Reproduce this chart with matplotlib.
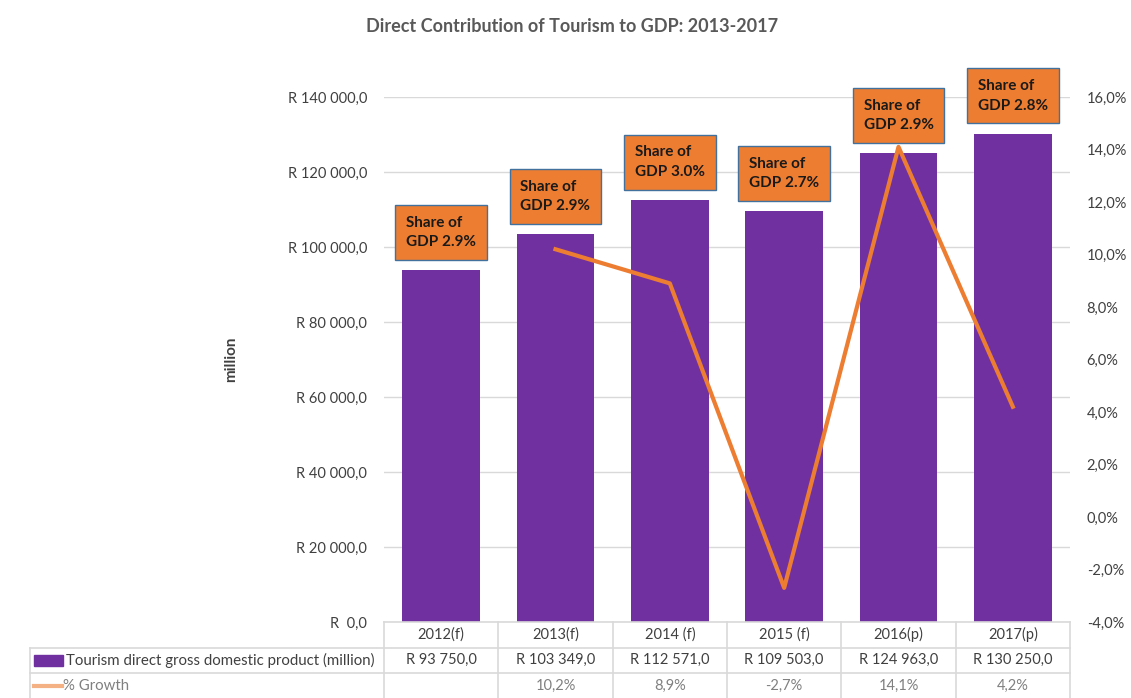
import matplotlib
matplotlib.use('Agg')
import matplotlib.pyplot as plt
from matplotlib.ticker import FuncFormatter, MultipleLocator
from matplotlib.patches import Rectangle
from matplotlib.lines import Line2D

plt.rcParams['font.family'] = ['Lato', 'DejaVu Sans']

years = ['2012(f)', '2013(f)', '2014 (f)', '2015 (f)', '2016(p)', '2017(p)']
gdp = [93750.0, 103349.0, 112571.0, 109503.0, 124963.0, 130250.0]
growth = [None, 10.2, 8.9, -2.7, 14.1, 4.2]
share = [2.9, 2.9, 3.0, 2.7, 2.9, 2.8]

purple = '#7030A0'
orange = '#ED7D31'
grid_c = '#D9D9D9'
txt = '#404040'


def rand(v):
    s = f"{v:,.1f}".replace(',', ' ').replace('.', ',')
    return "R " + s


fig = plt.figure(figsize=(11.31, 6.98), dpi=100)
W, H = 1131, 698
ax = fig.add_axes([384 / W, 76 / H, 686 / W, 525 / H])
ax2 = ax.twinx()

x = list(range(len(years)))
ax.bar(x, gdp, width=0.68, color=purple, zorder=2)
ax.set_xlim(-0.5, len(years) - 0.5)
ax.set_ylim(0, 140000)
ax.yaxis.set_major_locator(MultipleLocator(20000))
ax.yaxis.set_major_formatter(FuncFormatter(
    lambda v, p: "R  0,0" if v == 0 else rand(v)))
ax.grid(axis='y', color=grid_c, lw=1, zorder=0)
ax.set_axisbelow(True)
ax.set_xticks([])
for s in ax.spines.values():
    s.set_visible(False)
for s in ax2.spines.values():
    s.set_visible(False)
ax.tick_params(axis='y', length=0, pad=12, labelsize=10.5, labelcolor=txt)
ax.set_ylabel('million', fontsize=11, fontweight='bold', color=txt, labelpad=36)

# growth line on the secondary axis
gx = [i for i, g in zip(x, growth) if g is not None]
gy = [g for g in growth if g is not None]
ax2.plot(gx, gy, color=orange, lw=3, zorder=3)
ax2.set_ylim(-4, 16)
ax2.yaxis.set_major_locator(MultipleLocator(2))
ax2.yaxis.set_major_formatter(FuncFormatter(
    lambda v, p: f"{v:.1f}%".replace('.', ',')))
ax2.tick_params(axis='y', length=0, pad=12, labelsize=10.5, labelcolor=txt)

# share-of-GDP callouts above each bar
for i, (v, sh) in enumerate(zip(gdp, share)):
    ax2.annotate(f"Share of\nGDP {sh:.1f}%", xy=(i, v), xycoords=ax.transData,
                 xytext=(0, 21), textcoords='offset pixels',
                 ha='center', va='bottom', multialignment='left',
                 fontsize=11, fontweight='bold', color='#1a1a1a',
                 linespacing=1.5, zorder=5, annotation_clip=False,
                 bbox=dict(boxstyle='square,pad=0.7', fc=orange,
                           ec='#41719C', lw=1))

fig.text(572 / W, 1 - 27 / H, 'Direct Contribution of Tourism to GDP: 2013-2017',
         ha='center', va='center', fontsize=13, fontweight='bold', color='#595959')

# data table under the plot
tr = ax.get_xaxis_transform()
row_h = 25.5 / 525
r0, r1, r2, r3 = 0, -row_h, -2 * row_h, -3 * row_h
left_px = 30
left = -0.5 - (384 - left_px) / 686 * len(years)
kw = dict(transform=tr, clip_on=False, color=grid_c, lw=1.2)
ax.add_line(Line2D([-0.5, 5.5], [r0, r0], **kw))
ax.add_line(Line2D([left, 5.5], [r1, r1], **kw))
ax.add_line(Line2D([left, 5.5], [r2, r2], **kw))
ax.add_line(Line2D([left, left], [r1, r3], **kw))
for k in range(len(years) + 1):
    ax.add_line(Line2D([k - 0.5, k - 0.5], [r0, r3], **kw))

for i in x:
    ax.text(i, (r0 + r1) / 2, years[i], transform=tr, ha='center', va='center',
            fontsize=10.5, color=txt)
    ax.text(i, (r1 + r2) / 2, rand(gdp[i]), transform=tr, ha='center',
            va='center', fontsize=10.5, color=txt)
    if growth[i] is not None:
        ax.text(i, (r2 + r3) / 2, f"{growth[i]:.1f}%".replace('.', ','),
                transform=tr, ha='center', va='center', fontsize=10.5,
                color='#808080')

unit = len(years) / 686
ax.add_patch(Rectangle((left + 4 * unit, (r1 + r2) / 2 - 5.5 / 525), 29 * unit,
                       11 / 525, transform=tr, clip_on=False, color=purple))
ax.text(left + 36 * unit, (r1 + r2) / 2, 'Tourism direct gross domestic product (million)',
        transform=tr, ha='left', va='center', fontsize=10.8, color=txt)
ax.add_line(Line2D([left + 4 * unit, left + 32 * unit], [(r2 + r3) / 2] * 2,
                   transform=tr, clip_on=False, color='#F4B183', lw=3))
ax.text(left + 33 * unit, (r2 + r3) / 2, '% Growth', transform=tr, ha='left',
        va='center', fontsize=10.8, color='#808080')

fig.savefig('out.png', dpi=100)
§ §
» **Task requirements**
Without the pictures, print the whole listing exactly as given.

» **Response for this exercise**
Reproduce this chart with matplotlib.
import matplotlib
matplotlib.use('Agg')
import matplotlib.pyplot as plt
from matplotlib.ticker import FuncFormatter, MultipleLocator
from matplotlib.patches import Rectangle
from matplotlib.lines import Line2D

plt.rcParams['font.family'] = ['Lato', 'DejaVu Sans']

years = ['2012(f)', '2013(f)', '2014 (f)', '2015 (f)', '2016(p)', '2017(p)']
gdp = [93750.0, 103349.0, 112571.0, 109503.0, 124963.0, 130250.0]
growth = [None, 10.2, 8.9, -2.7, 14.1, 4.2]
share = [2.9, 2.9, 3.0, 2.7, 2.9, 2.8]

purple = '#7030A0'
orange = '#ED7D31'
grid_c = '#D9D9D9'
txt = '#404040'


def rand(v):
    s = f"{v:,.1f}".replace(',', ' ').replace('.', ',')
    return "R " + s


fig = plt.figure(figsize=(11.31, 6.98), dpi=100)
W, H = 1131, 698
ax = fig.add_axes([384 / W, 76 / H, 686 / W, 525 / H])
ax2 = ax.twinx()

x = list(range(len(years)))
ax.bar(x, gdp, width=0.68, color=purple, zorder=2)
ax.set_xlim(-0.5, len(years) - 0.5)
ax.set_ylim(0, 140000)
ax.yaxis.set_major_locator(MultipleLocator(20000))
ax.yaxis.set_major_formatter(FuncFormatter(
    lambda v, p: "R  0,0" if v == 0 else rand(v)))
ax.grid(axis='y', color=grid_c, lw=1, zorder=0)
ax.set_axisbelow(True)
ax.set_xticks([])
for s in ax.spines.values():
    s.set_visible(False)
for s in ax2.spines.values():
    s.set_visible(False)
ax.tick_params(axis='y', length=0, pad=12, labelsize=10.5, labelcolor=txt)
ax.set_ylabel('million', fontsize=11, fontweight='bold', color=txt, labelpad=36)

# growth line on the secondary axis
gx = [i for i, g in zip(x, growth) if g is not None]
gy = [g for g in growth if g is not None]
ax2.plot(gx, gy, color=orange, lw=3, zorder=3)
ax2.set_ylim(-4, 16)
ax2.yaxis.set_major_locator(MultipleLocator(2))
ax2.yaxis.set_major_formatter(FuncFormatter(
    lambda v, p: f"{v:.1f}%".replace('.', ',')))
ax2.tick_params(axis='y', length=0, pad=12, labelsize=10.5, labelcolor=txt)

# share-of-GDP callouts above each bar
for i, (v, sh) in enumerate(zip(gdp, share)):
    ax2.annotate(f"Share of\nGDP {sh:.1f}%", xy=(i, v), xycoords=ax.transData,
                 xytext=(0, 21), textcoords='offset pixels',
                 ha='center', va='bottom', multialignment='left',
                 fontsize=11, fontweight='bold', color='#1a1a1a',
                 linespacing=1.5, zorder=5, annotation_clip=False,
                 bbox=dict(boxstyle='square,pad=0.7', fc=orange,
                           ec='#41719C', lw=1))

fig.text(572 / W, 1 - 27 / H, 'Direct Contribution of Tourism to GDP: 2013-2017',
         ha='center', va='center', fontsize=13, fontweight='bold', color='#595959')

# data table under the plot
tr = ax.get_xaxis_transform()
row_h = 25.5 / 525
r0, r1, r2, r3 = 0, -row_h, -2 * row_h, -3 * row_h
left_px = 30
left = -0.5 - (384 - left_px) / 686 * len(years)
kw = dict(transform=tr, clip_on=False, color=grid_c, lw=1.2)
ax.add_line(Line2D([-0.5, 5.5], [r0, r0], **kw))
ax.add_line(Line2D([left, 5.5], [r1, r1], **kw))
ax.add_line(Line2D([left, 5.5], [r2, r2], **kw))
ax.add_line(Line2D([left, left], [r1, r3], **kw))
for k in range(len(years) + 1):
    ax.add_line(Line2D([k - 0.5, k - 0.5], [r0, r3], **kw))

for i in x:
    ax.text(i, (r0 + r1) / 2, years[i], transform=tr, ha='center', va='center',
            fontsize=10.5, color=txt)
    ax.text(i, (r1 + r2) / 2, rand(gdp[i]), transform=tr, ha='center',
            va='center', fontsize=10.5, color=txt)
    if growth[i] is not None:
        ax.text(i, (r2 + r3) / 2, f"{growth[i]:.1f}%".replace('.', ','),
                transform=tr, ha='center', va='center', fontsize=10.5,
                color='#808080')

unit = len(years) / 686
ax.add_patch(Rectangle((left + 4 * unit, (r1 + r2) / 2 - 5.5 / 525), 29 * unit,
                       11 / 525, transform=tr, clip_on=False, color=purple))
ax.text(left + 36 * unit, (r1 + r2) / 2, 'Tourism direct gross domestic product (million)',
        transform=tr, ha='left', va='center', fontsize=10.8, color=txt)
ax.add_line(Line2D([left + 4 * unit, left + 32 * unit], [(r2 + r3) / 2] * 2,
                   transform=tr, clip_on=False, color='#F4B183', lw=3))
ax.text(left + 33 * unit, (r2 + r3) / 2, '% Growth', transform=tr, ha='left',
        va='center', fontsize=10.8, color='#808080')

fig.savefig('out.png', dpi=100)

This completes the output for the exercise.